Portable high performance and scalability of partitioned global address space languages
Doctor of Philosophy
Large scale parallel simulations are fundamental tools for engineers and scientists. Consequently, it is critical to develop both programming models and tools that enhance development time productivity, enable harnessing of massively-parallel systems, and to guide the diagnosis of poorly scaling programs. This thesis addresses this challenge in two ways. First, we show that Co-array Fortran (CAF), a shared-memory parallel programming model, can be used to write scientific codes that exhibit high performance on modern parallel systems. Second, we describe a novel technique for analyzing parallel program performance and identifying scalability bottlenecks, and apply it across multiple programming models. Although the message passing parallel programming model provides both portability and high performance, it is cumbersome to program. CAF eases this burden by providing a partitioned global address space, but has before now only been implemented on shared-memory machines.

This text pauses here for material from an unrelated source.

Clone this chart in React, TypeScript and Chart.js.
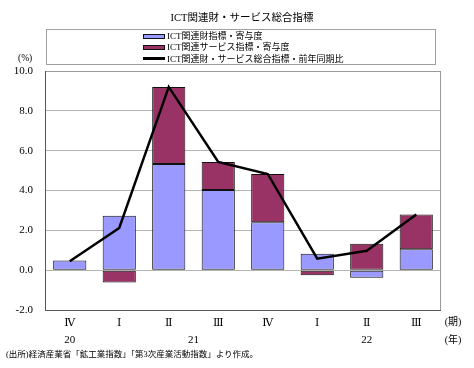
import React, { useEffect, useRef } from 'react';
import { Chart, registerables } from 'chart.js';
Chart.register(...registerables);

const quarters = ['Ⅳ', 'Ⅰ', 'Ⅱ', 'Ⅲ', 'Ⅳ', 'Ⅰ', 'Ⅱ', 'Ⅲ'];
const yearLabels = ['20', '21', '22'];
const yearFrom = [0, 1, 5];
const yearTo = [0, 4, 7];
const goods = [0.48, 2.73, 5.33, 4.03, 2.4, 0.83, -0.38, 1.05];
const services = [0, -0.62, 3.87, 1.4, 2.43, -0.25, 1.33, 1.75];
const total = [0.45, 2.12, 9.2, 5.43, 4.83, 0.58, 0.97, 2.8];
const seriesNames = ['ICT関連財指標・寄与度', 'ICT関連サービス指標・寄与度', 'ICT関連財・サービス総合指標・前年同期比'];
const chartTitle = 'ICT関連財・サービス総合指標';
const sourceNote = '(出所)経済産業省「鉱工業指数」「第3次産業活動指数」より作成。';

const SERIF = "'Liberation Serif', 'DejaVu Serif', 'Noto Sans CJK JP', serif";
const JP = "'Liberation Serif', 'Noto Sans CJK JP', serif";
const GOODS_COLOR = '#9999FF';
const SERV_COLOR = '#993366';

const extrasPlugin = {
  id: 'extras',
  afterDraw(chart: any) {
    const { ctx, chartArea, scales } = chart;
    const x = scales.x;
    ctx.save();
    ctx.strokeStyle = '#9a9a9a';
    ctx.lineWidth = 1;
    ctx.strokeRect(chartArea.left + 0.5, chartArea.top + 0.5, chartArea.right - chartArea.left - 1, chartArea.bottom - chartArea.top);
    ctx.strokeStyle = '#555';
    ctx.beginPath();
    ctx.moveTo(chartArea.left + 0.5, chartArea.top);
    ctx.lineTo(chartArea.left + 0.5, chartArea.bottom + 0.5);
    ctx.lineTo(chartArea.right, chartArea.bottom + 0.5);
    ctx.stroke();
    ctx.fillStyle = '#000';
    ctx.font = `11px ${SERIF}`;
    ctx.textAlign = 'center';
    ctx.textBaseline = 'middle';
    const yy = chartArea.bottom + 30;
    yearLabels.forEach((lab, i) => {
      const cx = (x.getPixelForValue(yearFrom[i]) + x.getPixelForValue(yearTo[i])) / 2;
      ctx.fillText(lab, cx, yy);
    });
    ctx.font = `10px ${JP}`;
    ctx.fillText('(期)', chartArea.right + 12, chartArea.bottom + 12);
    ctx.fillText('(年)', chartArea.right + 12, yy);
    ctx.restore();
  },
};

function ChartView() {
  const ref = useRef<HTMLCanvasElement>(null);
  useEffect(() => {
    if (!ref.current) return;
    const chart = new Chart(ref.current, {
      type: 'bar',
      data: {
        labels: quarters,
        datasets: [
          {
            type: 'line',
            label: seriesNames[2],
            data: total,
            borderColor: '#000',
            borderWidth: 2.5,
            pointRadius: 0,
            tension: 0,
            order: 0,
          } as any,
          {
            type: 'bar',
            label: seriesNames[0],
            data: goods,
            backgroundColor: GOODS_COLOR,
            borderColor: '#111',
            borderWidth: 1,
            borderSkipped: false,
            barPercentage: 0.67,
            categoryPercentage: 1,
            order: 1,
          },
          {
            type: 'bar',
            label: seriesNames[1],
            data: services,
            backgroundColor: SERV_COLOR,
            borderColor: '#111',
            borderWidth: 1,
            borderSkipped: false,
            barPercentage: 0.67,
            categoryPercentage: 1,
            order: 1,
          },
        ],
      },
      options: {
        animation: false,
        responsive: false,
        maintainAspectRatio: false,
        layout: { padding: { top: 71, right: 33, left: 0, bottom: 0 } },
        plugins: { legend: { display: false }, title: { display: false }, tooltip: { enabled: false } },
        scales: {
          x: {
            stacked: true,
            grid: { display: false, drawTicks: false },
            border: { display: false },
            ticks: { color: '#000', font: { family: SERIF, size: 11 }, padding: 7, maxRotation: 0 },
            afterFit: (s: any) => { s.height = 58; },
          },
          y: {
            stacked: true,
            min: -2,
            max: 10,
            grid: { color: '#b4b4b4', drawTicks: false, lineWidth: 1 },
            border: { display: false },
            ticks: {
              stepSize: 2,
              color: '#000',
              font: { family: SERIF, size: 11 },
              padding: 12,
              callback: (v: any) => Number(v).toFixed(1),
            },
            afterFit: (s: any) => { s.width = 45; },
          },
        },
      },
      plugins: [extrasPlugin],
    });
    return () => chart.destroy();
  }, []);
  return <canvas ref={ref} width={474} height={368} style={{ position: 'absolute', left: 0, top: 0, width: 474, height: 368 }} />;
}

export default function App() {
  const swatch = (i: number) => {
    if (i === 2) return <span style={{ display: 'inline-block', width: 22, height: 2.5, background: '#000', marginRight: 2 }} />;
    return (
      <span
        style={{
          display: 'inline-block',
          width: 20,
          height: 3,
          background: i === 0 ? GOODS_COLOR : SERV_COLOR,
          border: '1px solid #111',
          marginRight: 2,
        }}
      />
    );
  };
  return (
    <div style={{ position: 'fixed', left: 0, top: 0, width: 474, height: 368, background: '#fff', overflow: 'hidden', fontFamily: JP, color: '#000' }}>
      <ChartView />
      <div style={{ position: 'absolute', left: 0, width: 484, top: 11, textAlign: 'center', fontSize: 10.5, lineHeight: '14px' }}>{chartTitle}</div>
      <div style={{ position: 'absolute', left: 46, top: 29, width: 390, height: 36, border: '1px solid #a0a0a0', boxSizing: 'border-box' }} />
      {seriesNames.map((n, i) => (
        <div key={i} style={{ position: 'absolute', left: 143, top: 30 + i * 11.3, height: 12, fontSize: 9, lineHeight: '12px', whiteSpace: 'nowrap', display: 'flex', alignItems: 'center' }}>
          {swatch(i)}
          <span>{n}</span>
        </div>
      ))}
      <div style={{ position: 'absolute', left: 18, top: 52, fontSize: 9.5, lineHeight: '12px' }}>(%)</div>
      <div style={{ position: 'absolute', left: 6, top: 348, fontSize: 8.5, lineHeight: '12px', whiteSpace: 'nowrap' }}>{sourceNote}</div>
    </div>
  );
}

To significantly broaden CAF's appeal, we show that CAF programs can deliver high-performance on commodity cluster platforms. We designed and implemented cafc, the first multiplatform CAF compiler, which transforms CAF programs into Fortran 90 plus communication primitives. Our studies show that CAF applications matched or exceeded the performance of the corresponding message passing programs. For good node performance, cafc employs an automatic transformation called procedure splitting, for high performance on clusters, we vectorize and aggregate communication at the source level. We extend CAF with hints enabling overlap of communication with computation. Overall, our experiments show that CAF versions of NAS benchmarks match the performance of their MPI counterparts on multiple platforms. The increasing scale of parallel systems makes it critical to pinpoint and fix scalability bottlenecks in parallel programs. To automatize this process, we present a novel analysis technique that uses parallel scaling expectations to compute scalability scores for calling contexts, and then guides an analyst to hot spots using an interactive viewer. Our technique is general and may thus be applied to several programming models; in particular, we used it to analyze CAF and MPI codes, among others. Applying our analysis to CAF programs highlighted the need for language-level collective operations which we both propose and evaluate.